Sunday, July 7, 2013

Feeling Self-conscious

I've had the opportunity to get out of the house a few times in the last few days.  I went out for the 4th of July to a friends house to see the parade and hang out at their annual 4th of July party and then to a rodeo in a nearby town.  Yesterday was my 10 year class reunion... it's hard to believe it's been 10 years and it's amazing how much people haven't changed!  Tonight one of my best friends had a little get together to celebrate her birthday... it was soo hot and muggy out!  I was sweating like nobody's business... thank goodness I wasn't the only one.

My class reunion I had feelings of self-consciousness.  It didn't help that upon walking up to the event a classmate of mine that is a total prick (but will act super friendly to your face) saw me and made the stupidest face... I'm pretty aware of people and know when people are looking at me.  I never say anything though... why bother?  It does make me uncomfortable though.  This doesn't always have to do with my body.  Over the years there have been many things about myself that may make me embarrassed that I am well aware of and believe me, I see when people stare, look, whisper... I just try to remind myself that they aren't perfect either (even if they think they are!)  ....so back to the original topic... he made a stupid face that I was well aware was directed at me and it immediately put me in a sour mood.  Who wants to lose a bunch of weight, pretty much put it all back on before and during pregnancy, have a baby, and 3 weeks later go to a gathering where a bunch of people are probably all judging you.  Oh well, I will just have to look and feel fabulous at my 15 year reunion!!  Luckily, I had Annika with me so a lot of people were paying more attention to her ...score!  Plus, maybe they'd be more willing to cut me some slack, knowing that I just had a baby.  Aside from my jerk classmate, I did have a fun time catching up and hanging out with my classmates.  We had a pretty small class and I'd say we were all pretty close, so it's fun to get together.

 Here are my classmates that came (about a third of my class)
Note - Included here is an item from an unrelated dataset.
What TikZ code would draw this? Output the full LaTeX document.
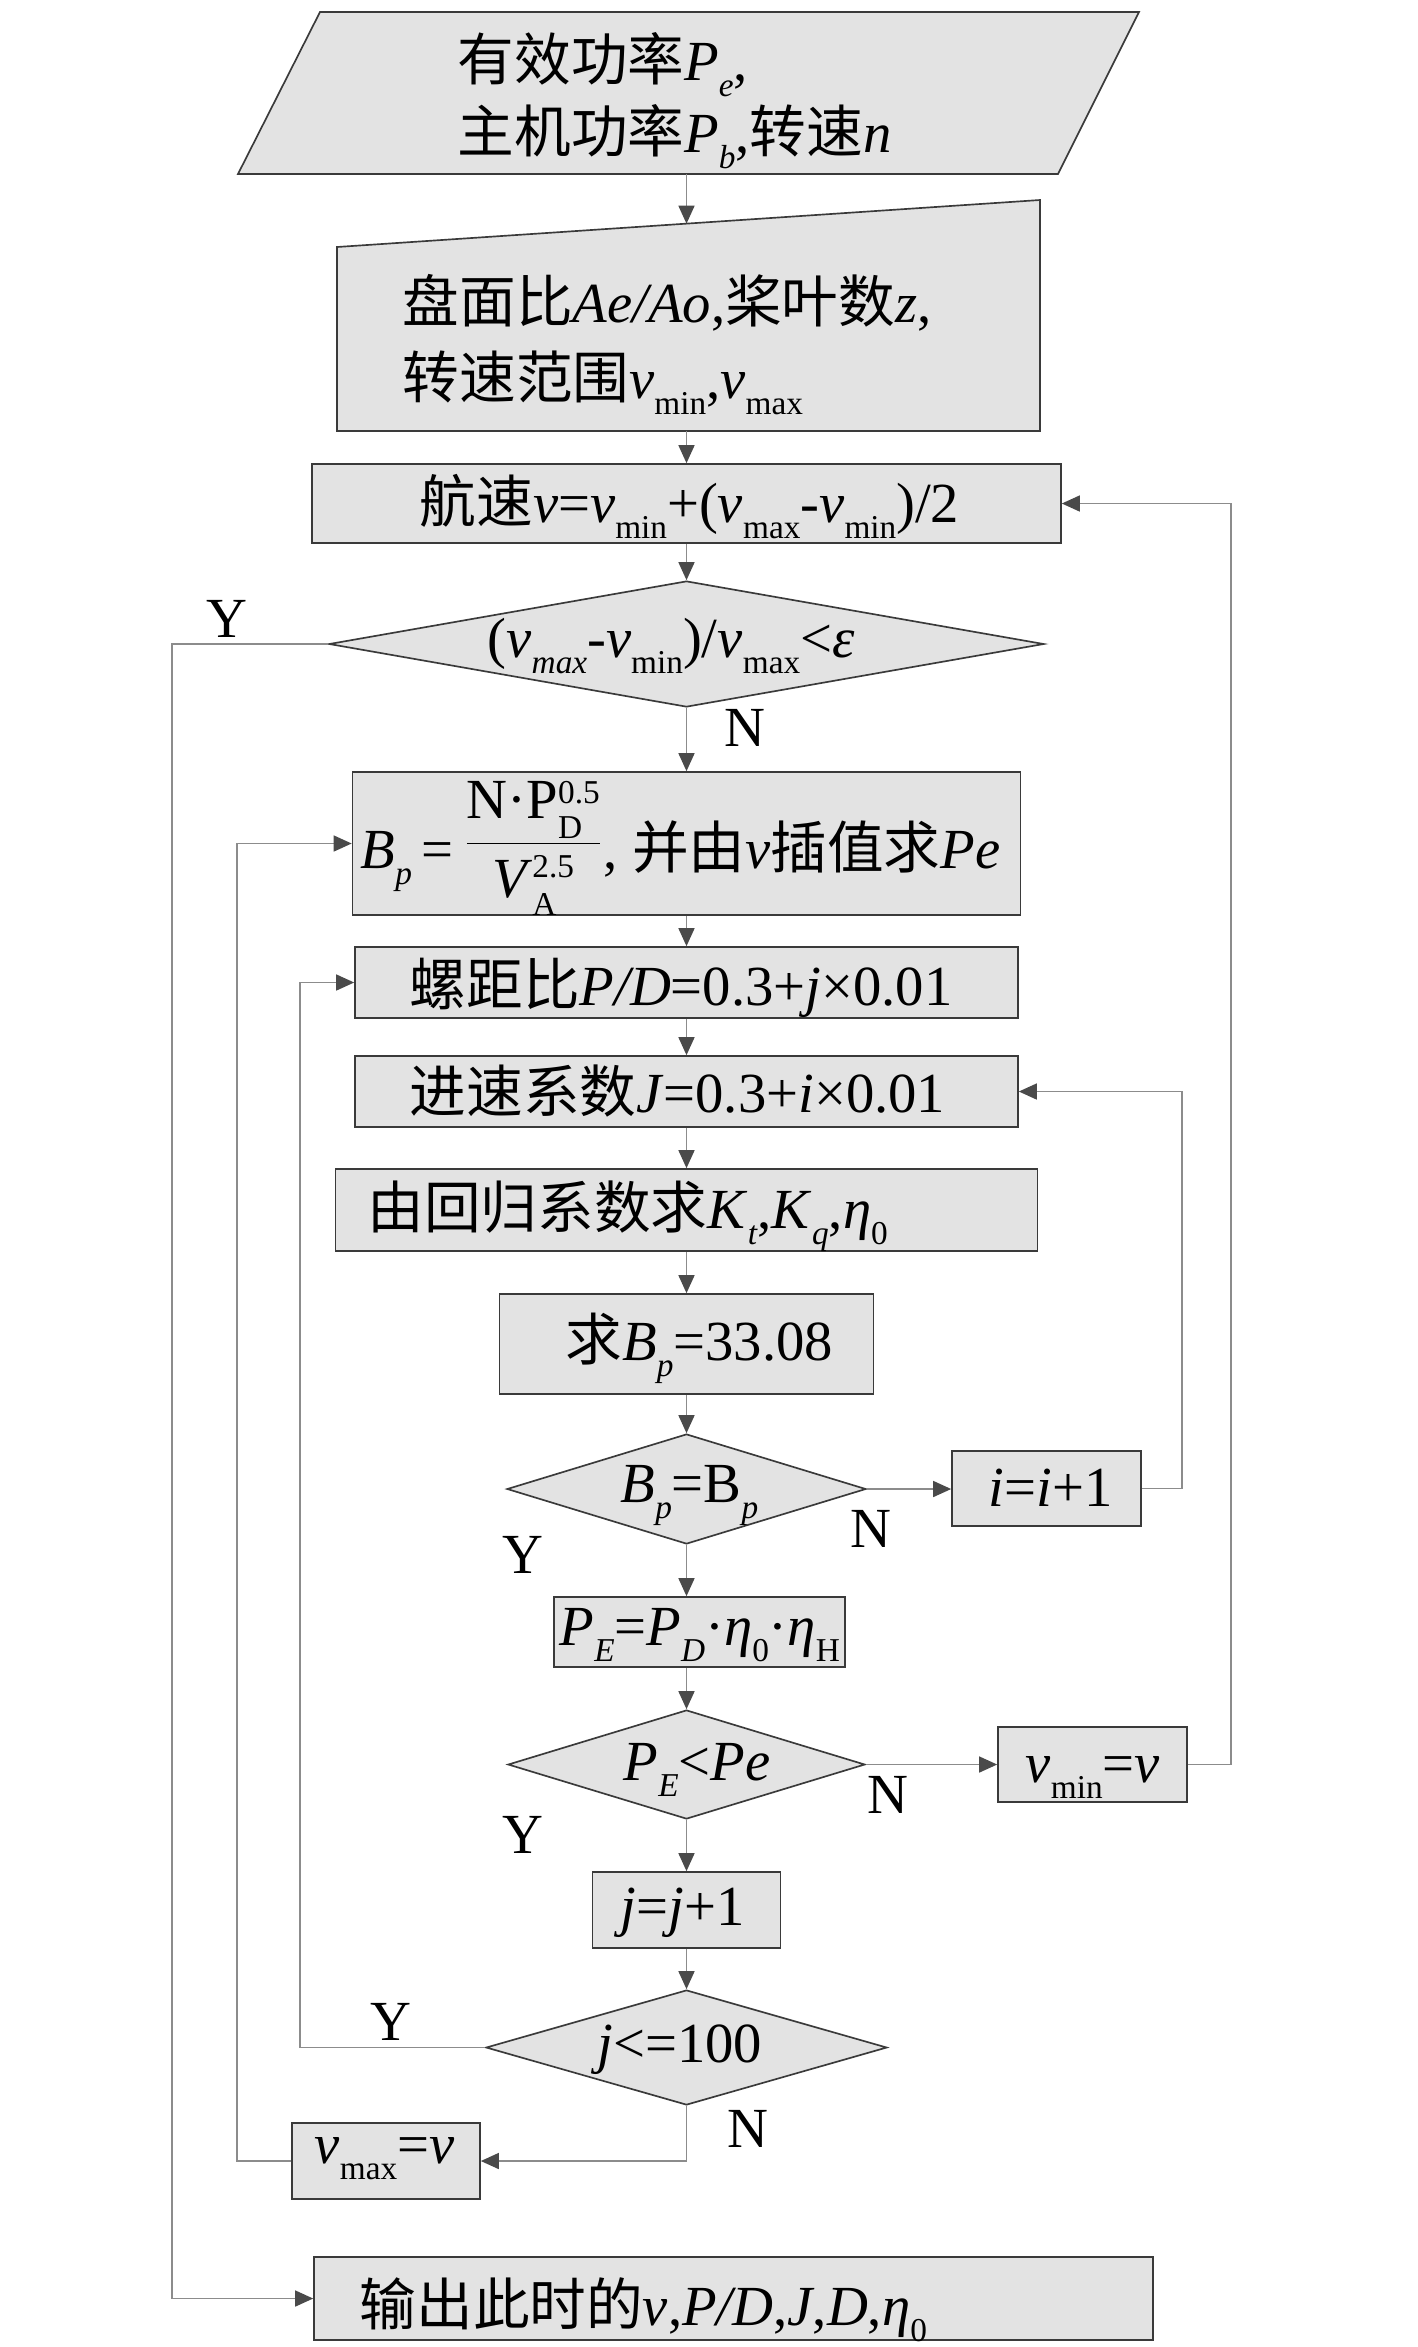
\documentclass[tikz,border=0pt]{standalone}
\usepackage{fontspec}
\setmainfont{Liberation Serif}
\newfontfamily\cjk{Noto Sans CJK SC}
\usetikzlibrary{shapes.geometric,arrows.meta}
\definecolor{fl}{HTML}{E3E3E3}
\definecolor{bd}{HTML}{3A3A3A}
\definecolor{lnc}{HTML}{8C8C8C}
\definecolor{tpc}{HTML}{4A4A4A}
\newcommand\zh[1]{{\cjk #1}}
\newcommand\smf{\fontsize{10}{10}\selectfont}
\newcommand\dn[1]{\raisebox{-5pt}{\smf #1}}
% stacked superscript (#1, raised #3) over subscript (#2, lowered #4)
\newcommand\sps[4]{\rlap{\raisebox{#3}{\smf #1}}\rlap{\raisebox{-#4}{\smf #2}}\hphantom{\smf #1}}
\begin{document}
\begin{tikzpicture}[x=0.3pt,y=-0.3pt,
  shp/.style={draw=bd, fill=fl, line width=0.5pt, line join=miter},
  box/.style={rectangle, draw=bd, fill=fl, line width=0.5pt, inner sep=0pt},
  dia/.style={diamond, draw=bd, fill=fl, line width=0.5pt, inner sep=0pt},
  txt/.style={inner sep=0pt, font=\fontsize{17}{20}\selectfont, text=black},
  lab/.style={txt, anchor=base},
  arr/.style={draw=lnc, line width=0.45pt, -{Triangle[length=5.4pt,width=4.8pt,color=tpc]}},
  conn/.style={draw=lnc, line width=0.45pt}]
\useasboundingbox (0,0) rectangle (1417,2347);

% input parallelogram
\path[shp] (320,12) -- (1139,12) -- (1058,174) -- (238,174) -- cycle;
\coordinate (ins) at (686.5,174);
\node[txt,anchor=base west] (t1a) at (457,80) {\zh{有效功率}\textit{P}\dn{\textit{e}},};
\node[txt,anchor=base west] (t1b) at (457,152) {\zh{主机功率}\textit{P}\dn{\textit{b}},\zh{转速}\textit{n}};

% manual input
\path[shp] (337,247) -- (1040,200) -- (1040,431) -- (337,431) -- cycle;
\coordinate (min) at (686.5,223.7);
\coordinate (mis) at (686.5,431);
\node[txt,anchor=base west] (t2a) at (402,322) {\zh{盘面比}\textit{Ae/Ao},\zh{桨叶数}\textit{z},};
\node[txt,anchor=base west] (t2b) at (402,398) {\zh{转速范围}\textit{v}\dn{min},\textit{v}\dn{max}};

% boxes and diamonds
\node[box, minimum width=224.7pt, minimum height=23.7pt] (b3) at (686.5,503.5) {};
\node[dia, minimum width=214.5pt, minimum height=37.8pt] (d1) at (686.5,644) {};
\node[box, minimum width=200.4pt, minimum height=42.9pt] (b4) at (686.5,843.5) {};
\node[box, minimum width=198.9pt, minimum height=21.3pt] (b5) at (686.5,982.5) {};
\node[box, minimum width=198.9pt, minimum height=21.3pt] (b6) at (686.5,1091.5) {};
\node[box, minimum width=210.6pt, minimum height=24.6pt] (b7) at (686.5,1210) {};
\node[box, minimum width=112.2pt, minimum height=30pt] (b8) at (686.5,1344) {};
\node[dia, minimum width=107.7pt, minimum height=33pt] (d2) at (686.5,1489) {};
\node[box, minimum width=56.7pt, minimum height=22.5pt] (bi) at (1046.5,1488.5) {};
\node[box, minimum width=87.3pt, minimum height=21pt] (bpe) at (699.5,1632) {};
\node[dia, minimum width=107.1pt, minimum height=32.7pt] (d3) at (686.5,1764.5) {};
\node[box, minimum width=56.7pt, minimum height=22.5pt] (bvmin) at (1092.5,1764.5) {};
\node[box, minimum width=56.4pt, minimum height=22.8pt] (bj) at (686.5,1910) {};
\node[dia, minimum width=120.3pt, minimum height=34.5pt] (d4) at (686.5,2047.5) {};
\node[box, minimum width=56.4pt, minimum height=22.8pt] (bvmax) at (386,2161) {};
\node[box, minimum width=251.7pt, minimum height=24.9pt] (bout) at (733.5,2298.5) {};

% texts
\node[txt,anchor=base west] (t3) at (419,522) {\zh{航速}\textit{v}=\textit{v}\dn{min}+(\textit{v}\dn{max}-\textit{v}\dn{min})/2};
\node[txt,anchor=base west] (td1) at (487,657) {(\textit{v}\dn{\textit{max}}-\textit{v}\dn{min})/\textit{v}\dn{max}<\textit{ε}};
\node[txt,anchor=base west] (t4) at (360,868) {\textit{B}\dn{\textit{p}}\,=\,\raisebox{3pt}{$\displaystyle\frac{\hbox{N·P\sps{0.5}{D}{4.5pt}{6pt}}}{\hbox{\textit{V}\sps{2.5}{A}{6pt}{5.4pt}}}$}, \zh{并由}\textit{v}\zh{插值求}\textit{Pe}};
\node[txt,anchor=base west] (t5) at (409,1005) {\zh{螺距比}\textit{P/D}=0.3+\textit{j}×0.01};
\node[txt,anchor=base west] (t6) at (409,1112) {\zh{进速系数}\textit{J}=0.3+\textit{i}×0.01};
\node[txt,anchor=base west] (t7) at (367,1228) {\zh{由回归系数求}\textit{K}\dn{\textit{t}},\textit{K}\dn{\textit{q}},\textit{η}\dn{0}};
\node[txt,anchor=base west] (t8) at (565,1360) {\zh{求}\textit{B}\dn{\textit{p}}=33.08};
\node[txt,anchor=base west] (td2) at (620,1502) {\textit{B}\dn{\textit{p}}=B\dn{\textit{p}}};
\node[txt,anchor=base west] (ti) at (988,1506) {\textit{i}=\textit{i}+1};
\node[txt,anchor=base west] (tpe) at (559,1645) {\textit{P}\dn{\textit{E}}=\textit{P}\dn{\textit{D}}·\textit{η}\dn{0}·\textit{η}\dn{H}};
\node[txt,anchor=base west] (td3) at (623,1780) {\textit{P}\dn{\textit{E}}<\textit{Pe}};
\node[txt,anchor=base west] (tvmin) at (1025,1782) {\textit{v}\dn{min}=\textit{v}};
\node[txt,anchor=base west] (tj) at (620,1925) {\textit{j}=\textit{j}+1};
\node[txt,anchor=base west] (td4) at (597,2062) {\textit{j}<=100};
\node[txt,anchor=base west] (tvmax) at (314,2163) {\textit{v}\dn{max}=\textit{v}};
\node[txt,anchor=base west] (tout) at (359,2325) {\zh{输出此时的}\textit{v},\textit{P/D},\textit{J},\textit{D},\textit{η}\dn{0}};

% Y / N labels
\node[lab] (y1) at (227,637) {Y};
\node[lab] (n1) at (745,746) {N};
\node[lab] (y2) at (523,1573) {Y};
\node[lab] (n2) at (871,1547) {N};
\node[lab] (y3) at (523,1853) {Y};
\node[lab] (n3) at (888,1813) {N};
\node[lab] (y4) at (391,2040) {Y};
\node[lab] (n4) at (748,2147) {N};

% helper coordinates for loop lines
\coordinate (r1) at (1182,0);
\coordinate (r2) at (1231,0);
\coordinate (l1) at (300,0);
\coordinate (l2) at (237,0);
\coordinate (l3) at (172,0);

% main flow
\draw[arr] (ins) -- (min);
\draw[arr] (mis) -- (mis |- b3.north);
\draw[arr] (b3.south) -- (d1.north);
\draw[arr] (d1.south) -- (b4.north);
\draw[arr] (b4.south) -- (b5.north);
\draw[arr] (b5.south) -- (b6.north);
\draw[arr] (b6.south) -- (b7.north);
\draw[arr] (b7.south) -- (b8.north);
\draw[arr] (b8.south) -- (d2.north);
\draw[arr] (d2.south) -- (d2.south |- bpe.north);
\draw[arr] (bpe.south -| d3.north) -- (d3.north);
\draw[arr] (d3.south) -- (bj.north);
\draw[arr] (bj.south) -- (d4.north);

% branches
\draw[arr] (d2.east) -- (d2.east -| bi.west);
\draw[arr] (bi.east) -| (r1 |- b6.east) -- (b6.east);
\draw[arr] (d3.east) -- (d3.east -| bvmin.west);
\draw[arr] (bvmin.east) -| (r2 |- b3.east) -- (b3.east);
\draw[arr] (d4.west) -| (l1 |- b5.west) -- (b5.west);
\draw[arr] (d4.south) |- (bvmax.east);
\draw[arr] (bvmax.west) -| (l2 |- b4.west) -- (b4.west);
\draw[arr] (d1.west) -| (l3 |- bout.west) -- (bout.west);
\end{tikzpicture}
\end{document}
I have decided that this summer I need to make a goal to get myself out and about and not just hangout in the air conditioning with Annika.  We My dad, has the garden up and running... I had originally planned on working in it a bunch, but I'm not sure how to do that with a newborn.  I might just have to sneak up there a little at a time, I guess.  My idea/goal is to walk 2 marathon's during my maternity leave.  It's totally attainable... about 6 miles/week.  I know a goal like this will help me get out of the house and get a little exercise in.  I will track my progress on here.  I think by making an effort to walk, drink more water (a gallon/day), plan and eat nutritious meals, and get out of the house with the kids, I won't have to think so much about how much weight I will lose because it will work itself out.  I do know that I don't want to be wearing the jeans I currently wear... I put on "real" jeans (not maternity) for the first time the other day and was not too excited that I had to pull out the biggest pair of jeans I own... ugh.  By the end of this summer I would like to be down at least one size.  Also, they say that breastfeeding helps with weight loss... hopefully that proves to be true!